TIP:One caveat is that the total chunk size is actually dependent on both the underlying data size and any indexes, so some care might be taken if you make heavy use of expensive index types (e.g., some PostGIS geospatial indexes). During testing, you might check your total chunk sizes via the chunk_relation_size function.

Space partitions: Space partitioning is optional but can make sense for certain types of data and is recommended when using distributed hypertables.

Space partitions use hashing: Every distinct item is hashed to one of N buckets. In a distributed hypertable, each bucket of the primary space dimension corresponds to a specific data node (although two or more buckets could map to the same node). In non-distributed hypertables, each bucket can map to a distinct disk (using, e.g., a tablespace).

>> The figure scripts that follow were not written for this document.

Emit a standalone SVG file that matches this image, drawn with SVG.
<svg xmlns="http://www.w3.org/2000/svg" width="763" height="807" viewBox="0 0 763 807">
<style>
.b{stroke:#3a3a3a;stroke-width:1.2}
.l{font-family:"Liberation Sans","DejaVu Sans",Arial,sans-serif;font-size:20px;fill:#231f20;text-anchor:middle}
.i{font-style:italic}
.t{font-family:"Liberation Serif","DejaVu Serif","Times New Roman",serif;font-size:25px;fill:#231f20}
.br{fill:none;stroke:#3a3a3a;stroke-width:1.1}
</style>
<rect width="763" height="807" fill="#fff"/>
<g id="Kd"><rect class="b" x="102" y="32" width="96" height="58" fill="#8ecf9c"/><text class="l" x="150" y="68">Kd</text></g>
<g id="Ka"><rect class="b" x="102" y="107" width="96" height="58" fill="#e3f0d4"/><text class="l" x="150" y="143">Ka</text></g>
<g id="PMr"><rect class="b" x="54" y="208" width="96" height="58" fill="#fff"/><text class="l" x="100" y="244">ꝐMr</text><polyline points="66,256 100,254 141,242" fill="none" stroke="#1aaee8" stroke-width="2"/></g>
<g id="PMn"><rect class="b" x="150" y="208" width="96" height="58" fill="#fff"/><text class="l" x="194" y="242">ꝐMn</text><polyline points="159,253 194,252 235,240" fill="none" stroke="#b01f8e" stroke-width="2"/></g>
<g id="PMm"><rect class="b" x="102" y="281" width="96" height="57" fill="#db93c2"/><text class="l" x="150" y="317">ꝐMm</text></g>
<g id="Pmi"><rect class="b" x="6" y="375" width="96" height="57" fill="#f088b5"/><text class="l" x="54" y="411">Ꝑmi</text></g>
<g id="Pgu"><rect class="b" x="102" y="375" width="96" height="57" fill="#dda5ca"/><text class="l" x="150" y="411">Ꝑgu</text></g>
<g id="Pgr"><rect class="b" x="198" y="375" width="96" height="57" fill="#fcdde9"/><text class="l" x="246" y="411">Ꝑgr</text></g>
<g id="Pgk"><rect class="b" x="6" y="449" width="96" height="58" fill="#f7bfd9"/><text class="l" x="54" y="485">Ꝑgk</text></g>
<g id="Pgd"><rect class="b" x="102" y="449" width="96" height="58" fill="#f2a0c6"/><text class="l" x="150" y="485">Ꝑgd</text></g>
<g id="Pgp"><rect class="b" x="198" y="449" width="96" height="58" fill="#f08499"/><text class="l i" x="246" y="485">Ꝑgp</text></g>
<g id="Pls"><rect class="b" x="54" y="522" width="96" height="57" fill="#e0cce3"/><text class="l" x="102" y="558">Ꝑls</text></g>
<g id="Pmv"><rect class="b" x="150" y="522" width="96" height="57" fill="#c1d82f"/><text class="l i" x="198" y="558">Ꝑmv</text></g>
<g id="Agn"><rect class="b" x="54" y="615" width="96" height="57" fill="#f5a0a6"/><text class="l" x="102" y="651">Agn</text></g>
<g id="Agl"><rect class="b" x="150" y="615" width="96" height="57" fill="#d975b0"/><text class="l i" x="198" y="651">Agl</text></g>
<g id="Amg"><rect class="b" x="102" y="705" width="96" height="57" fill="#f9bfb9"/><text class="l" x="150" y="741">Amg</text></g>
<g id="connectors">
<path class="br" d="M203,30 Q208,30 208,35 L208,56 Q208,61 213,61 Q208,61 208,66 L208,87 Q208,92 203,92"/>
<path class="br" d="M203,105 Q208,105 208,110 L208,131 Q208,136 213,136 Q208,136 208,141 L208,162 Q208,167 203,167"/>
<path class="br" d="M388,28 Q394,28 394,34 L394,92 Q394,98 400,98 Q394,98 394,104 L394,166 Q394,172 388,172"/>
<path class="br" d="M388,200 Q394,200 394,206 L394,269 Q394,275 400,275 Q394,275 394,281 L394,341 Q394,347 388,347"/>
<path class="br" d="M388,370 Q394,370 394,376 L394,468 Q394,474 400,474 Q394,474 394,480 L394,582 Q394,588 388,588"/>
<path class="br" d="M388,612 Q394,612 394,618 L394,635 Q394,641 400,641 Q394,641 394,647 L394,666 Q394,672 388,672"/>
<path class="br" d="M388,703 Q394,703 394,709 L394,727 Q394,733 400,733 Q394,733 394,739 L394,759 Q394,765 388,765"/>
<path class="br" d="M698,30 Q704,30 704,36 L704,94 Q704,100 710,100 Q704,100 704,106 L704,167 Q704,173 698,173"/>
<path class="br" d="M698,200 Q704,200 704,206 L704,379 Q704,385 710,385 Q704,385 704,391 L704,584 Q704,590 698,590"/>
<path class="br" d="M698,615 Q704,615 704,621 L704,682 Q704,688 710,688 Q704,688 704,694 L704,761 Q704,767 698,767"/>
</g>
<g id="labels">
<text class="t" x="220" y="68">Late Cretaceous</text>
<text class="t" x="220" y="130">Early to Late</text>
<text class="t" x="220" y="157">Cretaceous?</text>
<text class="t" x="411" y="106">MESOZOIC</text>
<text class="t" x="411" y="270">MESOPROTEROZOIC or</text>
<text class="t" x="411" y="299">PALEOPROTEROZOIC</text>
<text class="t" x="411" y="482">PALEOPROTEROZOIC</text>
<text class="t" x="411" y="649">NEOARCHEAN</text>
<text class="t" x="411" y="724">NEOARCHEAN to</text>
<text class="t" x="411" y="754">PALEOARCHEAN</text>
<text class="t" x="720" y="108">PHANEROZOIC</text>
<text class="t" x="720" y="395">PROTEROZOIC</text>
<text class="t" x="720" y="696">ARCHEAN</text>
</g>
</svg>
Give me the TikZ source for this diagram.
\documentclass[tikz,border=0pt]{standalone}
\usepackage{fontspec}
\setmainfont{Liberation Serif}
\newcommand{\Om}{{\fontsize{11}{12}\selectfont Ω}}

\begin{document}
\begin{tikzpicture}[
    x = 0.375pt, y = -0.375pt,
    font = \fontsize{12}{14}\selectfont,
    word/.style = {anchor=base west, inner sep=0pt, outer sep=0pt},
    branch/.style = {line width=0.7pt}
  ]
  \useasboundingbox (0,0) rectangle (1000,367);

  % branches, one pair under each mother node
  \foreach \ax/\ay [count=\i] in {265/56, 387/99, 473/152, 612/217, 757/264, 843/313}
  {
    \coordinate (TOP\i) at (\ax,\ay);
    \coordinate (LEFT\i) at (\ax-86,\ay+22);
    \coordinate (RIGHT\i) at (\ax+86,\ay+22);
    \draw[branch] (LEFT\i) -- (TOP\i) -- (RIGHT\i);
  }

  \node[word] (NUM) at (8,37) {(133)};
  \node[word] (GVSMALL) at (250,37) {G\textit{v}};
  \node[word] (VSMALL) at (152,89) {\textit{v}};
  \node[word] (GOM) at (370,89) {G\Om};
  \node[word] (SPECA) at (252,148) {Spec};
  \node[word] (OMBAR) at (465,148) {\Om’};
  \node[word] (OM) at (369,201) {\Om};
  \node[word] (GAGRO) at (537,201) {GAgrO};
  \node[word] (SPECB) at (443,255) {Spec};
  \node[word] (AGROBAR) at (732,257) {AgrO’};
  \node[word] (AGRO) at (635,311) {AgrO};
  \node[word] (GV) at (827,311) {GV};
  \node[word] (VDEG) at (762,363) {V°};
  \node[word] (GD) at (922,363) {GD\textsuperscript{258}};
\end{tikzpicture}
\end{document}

TIP:TimescaleDB does not benefit from a very large number of space partitions (such as the number of unique items you expect in partition field). A very large number of such partitions leads both to poorer per-partition load balancing (the mapping of items to partitions using hashing), as well as increased planning latency for some types of queries. We recommend tying the number of space partitions to the number of disks and/or data nodes.

Spreading chunks along disks and nodes in the space dimension allows for increased I/O parallelization, either by (a) having multiple concurrent client processes, or, by (b) splitting the work of a single client across multiple worker processes on a single node or multiple concurrent requests across several data nodes.

In summary, to benefit from parallel I/O, one can do one of the following:

For each physical disk on a single instance, add a separate tablespace to the database. TimescaleDB actually allows you to add multiple tablespaces to a single hypertable (although under the covers, each underlying chunk will be mapped by TimescaleDB to a single tablespace / physical disk).
Configure a distributed hypertable that spreads inserts and queries across multiple data nodes.

Apart from the built-in parallel I/O support in the database, a more transparent way to increase I/O performance is to use a RAID setup across multiple physical disks, and expose a single logical disk to the hypertable (i.e., via a single tablespace). With a RAID setup, no spatial partitioning is required on a single node.